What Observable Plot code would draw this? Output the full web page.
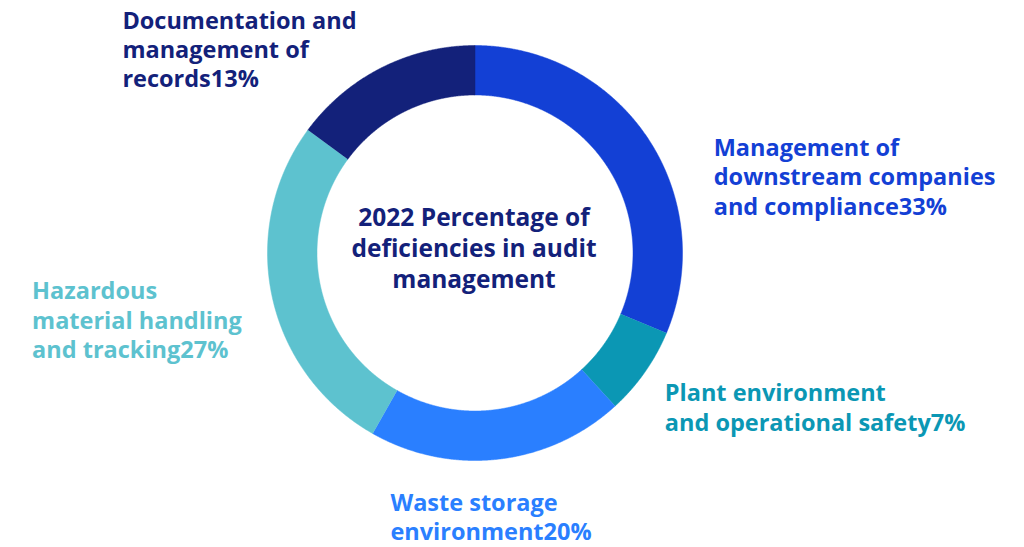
<!DOCTYPE html>
<html>
<head>
<meta charset="utf-8">
<script src="https://cdn.jsdelivr.net/npm/d3@7"></script>
<script src="https://cdn.jsdelivr.net/npm/@observablehq/plot@0.6"></script>
<style>
  html, body { margin: 0; padding: 0; background: #ffffff; }
  #chart svg { display: block; }
</style>
</head>
<body>
<div id="chart"></div>
<script>
// ---- data ----
const categories = [
  "Management of\ndownstream companies\nand compliance",
  "Plant environment\nand operational safety",
  "Waste storage\nenvironment",
  "Hazardous\nmaterial handling\nand tracking",
  "Documentation and\nmanagement of\nrecords"
];
const labelPct = [33, 7, 20, 27, 13];          // percentages printed on the labels
const arcShare = [31.3, 6.9, 20.0, 26.9, 14.9]; // arc shares as drawn in the ring
const segColors = ["#1340d5", "#0b97b4", "#2a7fff", "#5dc2cf", "#13217a"];
const centerTitle = "2022 Percentage of\ndeficiencies in audit\nmanagement";

// ---- layout ----
const W = 1024, H = 547;
const cx = 474.5, cy = 252.5, R = 207.5, rIn = 158;
const fontSize = 23.5;
const labelNudge = [[66, -3], [20, 8], [-108, 31], [-240, -18], [-259, -60]];

const total = d3.sum(arcShare);
let acc = 0;
const segs = categories.map((c, i) => {
  const a0 = acc / total * 2 * Math.PI;
  acc += arcShare[i];
  const a1 = acc / total * 2 * Math.PI;
  return { i, name: c, pct: labelPct[i], a0, a1, mid: (a0 + a1) / 2 };
});

const ringPts = [];
for (const s of segs) {
  const n = Math.max(2, Math.ceil((s.a1 - s.a0) / (Math.PI / 720)));
  for (let k = 0; k <= n; k++) {
    const a = s.a0 + (s.a1 - s.a0) * k / n;
    ringPts.push({ seg: s.name, x: Math.sin(a), y: Math.cos(a) });
  }
  const f = rIn / R;
  for (let k = n; k >= 0; k--) {
    const a = s.a0 + (s.a1 - s.a0) * k / n;
    ringPts.push({ seg: s.name, x: f * Math.sin(a), y: f * Math.cos(a) });
  }
}

const labelMarks = segs.map(s => Plot.text([s], {
  x: d => Math.sin(d.mid),
  y: d => Math.cos(d.mid),
  text: d => d.name + d.pct + "%",
  dx: labelNudge[s.i][0],
  dy: labelNudge[s.i][1],
  textAnchor: "start",
  lineAnchor: "top",
  lineHeight: 1.25,
  fill: segColors[s.i],
  fontSize: fontSize,
  fontWeight: "bold"
}));

const chart = Plot.plot({
  width: W,
  height: H,
  margin: 0,
  style: { fontFamily: "'Open Sans', sans-serif", background: "#ffffff" },
  x: { domain: [-cx / R, (W - cx) / R], range: [0, W], axis: null },
  y: { domain: [-(H - cy) / R, cy / R], range: [H, 0], axis: null },
  color: { type: "ordinal", domain: categories, range: segColors },
  marks: [
    Plot.line(ringPts, { x: "x", y: "y", z: "seg", fill: "seg", stroke: "seg", strokeWidth: 0.5, curve: "linear" }),
    ...labelMarks,
    Plot.text([centerTitle], {
      x: () => 0, y: () => 0, text: d => d,
      textAnchor: "middle", lineAnchor: "middle", lineHeight: 1.265,
      fill: "#13217a", fontSize: 24.5, fontWeight: "bold", dy: -6, dx: -1
    })
  ]
});
document.getElementById("chart").appendChild(chart);
</script>
</body>
</html>
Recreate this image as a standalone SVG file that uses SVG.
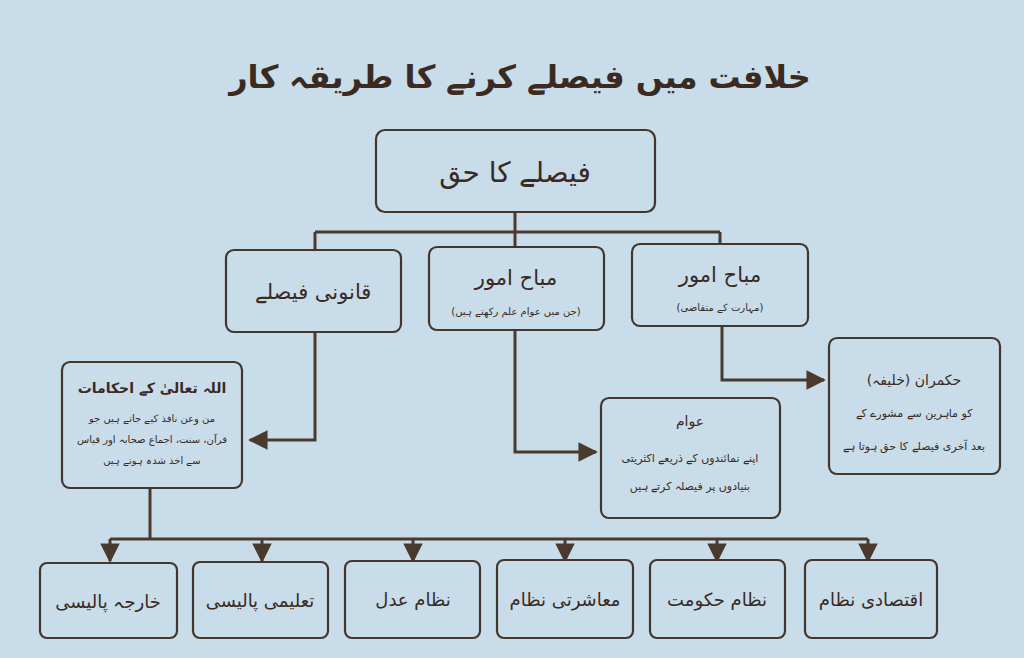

▬▬▬▬▬▬▬▬▬▬

PROBLEM DETAILS
Begin with the first line of the entries above and write out each line exactly, ending with the line containing "-18], [-259, -60]];". Leave out pictures.

WORKED SOLUTION
What Observable Plot code would draw this? Output the full web page.
<!DOCTYPE html>
<html>
<head>
<meta charset="utf-8">
<script src="https://cdn.jsdelivr.net/npm/d3@7"></script>
<script src="https://cdn.jsdelivr.net/npm/@observablehq/plot@0.6"></script>
<style>
  html, body { margin: 0; padding: 0; background: #ffffff; }
  #chart svg { display: block; }
</style>
</head>
<body>
<div id="chart"></div>
<script>
// ---- data ----
const categories = [
  "Management of\ndownstream companies\nand compliance",
  "Plant environment\nand operational safety",
  "Waste storage\nenvironment",
  "Hazardous\nmaterial handling\nand tracking",
  "Documentation and\nmanagement of\nrecords"
];
const labelPct = [33, 7, 20, 27, 13];          // percentages printed on the labels
const arcShare = [31.3, 6.9, 20.0, 26.9, 14.9]; // arc shares as drawn in the ring
const segColors = ["#1340d5", "#0b97b4", "#2a7fff", "#5dc2cf", "#13217a"];
const centerTitle = "2022 Percentage of\ndeficiencies in audit\nmanagement";

// ---- layout ----
const W = 1024, H = 547;
const cx = 474.5, cy = 252.5, R = 207.5, rIn = 158;
const fontSize = 23.5;
const labelNudge = [[66, -3], [20, 8], [-108, 31], [-240, -18], [-259, -60]];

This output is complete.